**Stated goal**. Copy out the listing that follows, exact in every word, and skip the images.

**Material provided**.
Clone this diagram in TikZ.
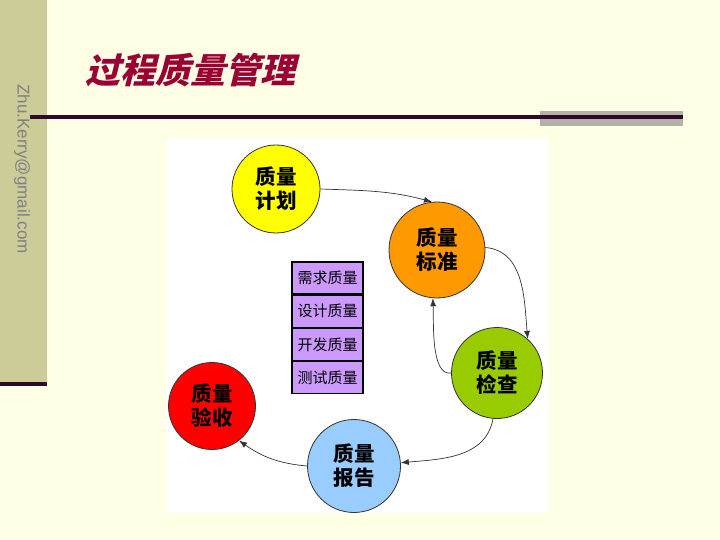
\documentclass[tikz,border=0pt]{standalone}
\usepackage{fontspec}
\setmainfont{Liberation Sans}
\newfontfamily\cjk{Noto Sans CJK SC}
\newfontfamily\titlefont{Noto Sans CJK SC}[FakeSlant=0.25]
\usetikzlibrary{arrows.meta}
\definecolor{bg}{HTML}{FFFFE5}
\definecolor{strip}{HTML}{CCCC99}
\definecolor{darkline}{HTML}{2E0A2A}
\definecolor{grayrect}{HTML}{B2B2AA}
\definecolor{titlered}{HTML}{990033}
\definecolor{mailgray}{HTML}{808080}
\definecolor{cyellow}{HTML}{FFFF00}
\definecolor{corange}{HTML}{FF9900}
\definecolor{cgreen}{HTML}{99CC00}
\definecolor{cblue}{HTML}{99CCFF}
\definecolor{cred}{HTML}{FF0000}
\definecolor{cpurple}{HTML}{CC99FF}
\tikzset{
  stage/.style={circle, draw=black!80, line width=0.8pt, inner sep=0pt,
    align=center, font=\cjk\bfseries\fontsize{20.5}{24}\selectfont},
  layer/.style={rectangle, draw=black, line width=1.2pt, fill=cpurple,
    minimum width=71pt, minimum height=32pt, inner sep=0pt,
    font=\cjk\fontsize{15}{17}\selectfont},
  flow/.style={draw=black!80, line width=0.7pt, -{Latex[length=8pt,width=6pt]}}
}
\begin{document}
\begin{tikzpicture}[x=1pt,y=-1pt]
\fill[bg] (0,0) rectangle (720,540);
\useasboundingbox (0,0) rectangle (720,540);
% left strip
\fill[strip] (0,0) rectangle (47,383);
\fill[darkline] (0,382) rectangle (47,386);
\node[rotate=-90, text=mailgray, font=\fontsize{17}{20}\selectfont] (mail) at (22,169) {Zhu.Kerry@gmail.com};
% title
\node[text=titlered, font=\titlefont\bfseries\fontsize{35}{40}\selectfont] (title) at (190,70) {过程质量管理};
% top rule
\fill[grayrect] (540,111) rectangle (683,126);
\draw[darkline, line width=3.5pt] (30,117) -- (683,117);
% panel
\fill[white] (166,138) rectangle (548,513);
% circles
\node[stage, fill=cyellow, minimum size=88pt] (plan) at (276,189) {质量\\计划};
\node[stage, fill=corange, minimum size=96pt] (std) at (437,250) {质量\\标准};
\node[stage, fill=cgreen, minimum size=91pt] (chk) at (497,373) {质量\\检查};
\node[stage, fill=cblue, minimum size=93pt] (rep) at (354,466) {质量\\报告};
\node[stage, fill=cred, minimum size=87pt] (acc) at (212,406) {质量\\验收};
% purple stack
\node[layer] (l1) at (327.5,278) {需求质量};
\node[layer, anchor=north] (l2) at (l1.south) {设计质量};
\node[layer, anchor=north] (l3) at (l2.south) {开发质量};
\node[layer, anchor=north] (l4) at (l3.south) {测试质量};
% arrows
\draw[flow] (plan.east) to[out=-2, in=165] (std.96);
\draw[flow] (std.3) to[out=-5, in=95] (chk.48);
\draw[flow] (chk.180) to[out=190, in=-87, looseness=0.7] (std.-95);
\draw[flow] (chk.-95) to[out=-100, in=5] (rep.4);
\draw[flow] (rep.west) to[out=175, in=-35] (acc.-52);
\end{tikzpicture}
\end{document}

**Worked answer**.
Clone this diagram in TikZ.
\documentclass[tikz,border=0pt]{standalone}
\usepackage{fontspec}
\setmainfont{Liberation Sans}
\newfontfamily\cjk{Noto Sans CJK SC}
\newfontfamily\titlefont{Noto Sans CJK SC}[FakeSlant=0.25]
\usetikzlibrary{arrows.meta}
\definecolor{bg}{HTML}{FFFFE5}
\definecolor{strip}{HTML}{CCCC99}
\definecolor{darkline}{HTML}{2E0A2A}
\definecolor{grayrect}{HTML}{B2B2AA}
\definecolor{titlered}{HTML}{990033}
\definecolor{mailgray}{HTML}{808080}
\definecolor{cyellow}{HTML}{FFFF00}
\definecolor{corange}{HTML}{FF9900}
\definecolor{cgreen}{HTML}{99CC00}
\definecolor{cblue}{HTML}{99CCFF}
\definecolor{cred}{HTML}{FF0000}
\definecolor{cpurple}{HTML}{CC99FF}
\tikzset{
  stage/.style={circle, draw=black!80, line width=0.8pt, inner sep=0pt,
    align=center, font=\cjk\bfseries\fontsize{20.5}{24}\selectfont},
  layer/.style={rectangle, draw=black, line width=1.2pt, fill=cpurple,
    minimum width=71pt, minimum height=32pt, inner sep=0pt,
    font=\cjk\fontsize{15}{17}\selectfont},
  flow/.style={draw=black!80, line width=0.7pt, -{Latex[length=8pt,width=6pt]}}
}
\begin{document}
\begin{tikzpicture}[x=1pt,y=-1pt]
\fill[bg] (0,0) rectangle (720,540);
\useasboundingbox (0,0) rectangle (720,540);
% left strip
\fill[strip] (0,0) rectangle (47,383);
\fill[darkline] (0,382) rectangle (47,386);
\node[rotate=-90, text=mailgray, font=\fontsize{17}{20}\selectfont] (mail) at (22,169) {Zhu.Kerry@gmail.com};
% title
\node[text=titlered, font=\titlefont\bfseries\fontsize{35}{40}\selectfont] (title) at (190,70) {过程质量管理};
% top rule
\fill[grayrect] (540,111) rectangle (683,126);
\draw[darkline, line width=3.5pt] (30,117) -- (683,117);
% panel
\fill[white] (166,138) rectangle (548,513);
% circles
\node[stage, fill=cyellow, minimum size=88pt] (plan) at (276,189) {质量\\计划};
\node[stage, fill=corange, minimum size=96pt] (std) at (437,250) {质量\\标准};
\node[stage, fill=cgreen, minimum size=91pt] (chk) at (497,373) {质量\\检查};
\node[stage, fill=cblue, minimum size=93pt] (rep) at (354,466) {质量\\报告};
\node[stage, fill=cred, minimum size=87pt] (acc) at (212,406) {质量\\验收};
% purple stack
\node[layer] (l1) at (327.5,278) {需求质量};
\node[layer, anchor=north] (l2) at (l1.south) {设计质量};
\node[layer, anchor=north] (l3) at (l2.south) {开发质量};
\node[layer, anchor=north] (l4) at (l3.south) {测试质量};
% arrows
\draw[flow] (plan.east) to[out=-2, in=165] (std.96);
\draw[flow] (std.3) to[out=-5, in=95] (chk.48);
\draw[flow] (chk.180) to[out=190, in=-87, looseness=0.7] (std.-95);
\draw[flow] (chk.-95) to[out=-100, in=5] (rep.4);
\draw[flow] (rep.west) to[out=175, in=-35] (acc.-52);
\end{tikzpicture}
\end{document}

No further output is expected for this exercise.